Edited by Charlie Karlsson, Börje Johansson, Kiyoshi Kobayashi and Roger R. Stough
Chapter 5: The influence of knowledge on firms’ export decisions
The rapid growth in international trade flows implies that domestic market shares are shrinking as foreign firms increasingly penetrate domestic markets. Consequently, the globalization process stimulates more and more firms to enter foreign markets to explore business opportunities abroad and to compensate for reduced domestic sales. Despite many push and pull factors, many firms still do not participate in international markets, and of the majority of firms that do, only a few export products to a limited number of foreign markets (Andersson et al., 2008; Bernard et al., 2003). The fact that not all firms explore business opportunities abroad can be explained by a fixed investment required to establish an export link.
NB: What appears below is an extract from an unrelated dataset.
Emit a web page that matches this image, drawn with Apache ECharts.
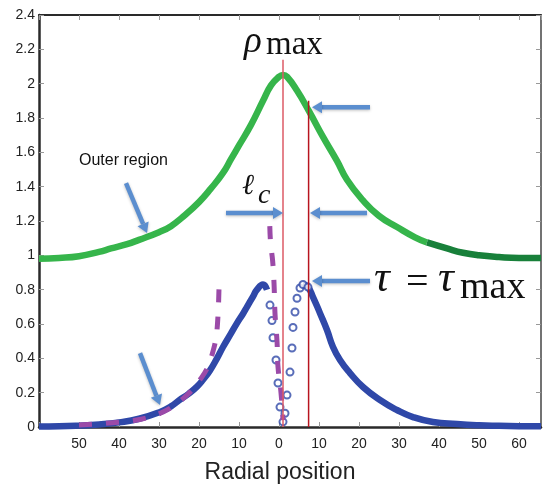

A growing vein of theoretical and empirical literature focuses on the effects of fixed export market entry costs on firms’ export behavior (Bernard and Jensen, 1995; 1999; 2004; Girma et al., 2004; Greenaway and Kneller, 2005; Helpman et al., 2004; Melitz, 2003; Roberts and Tybout, 1997; Sjoholm, 1999; among others). Theoretical and empirical work in this field suggests that only the most productive firms can overcome the fixed cost of export market entry. Consequently, the most productive firms self-select into export market participation. Studies on firm-level export behavior find that firm characteristics such as size, productivity, human capital, R & D investments, and age are important determinants of firms’ export status (Baldwin and Gu, 2003; Bernard and Jensen, 1995, 1999, 2004; Clerides et al., 1998; Roberts and Tybout, 1997).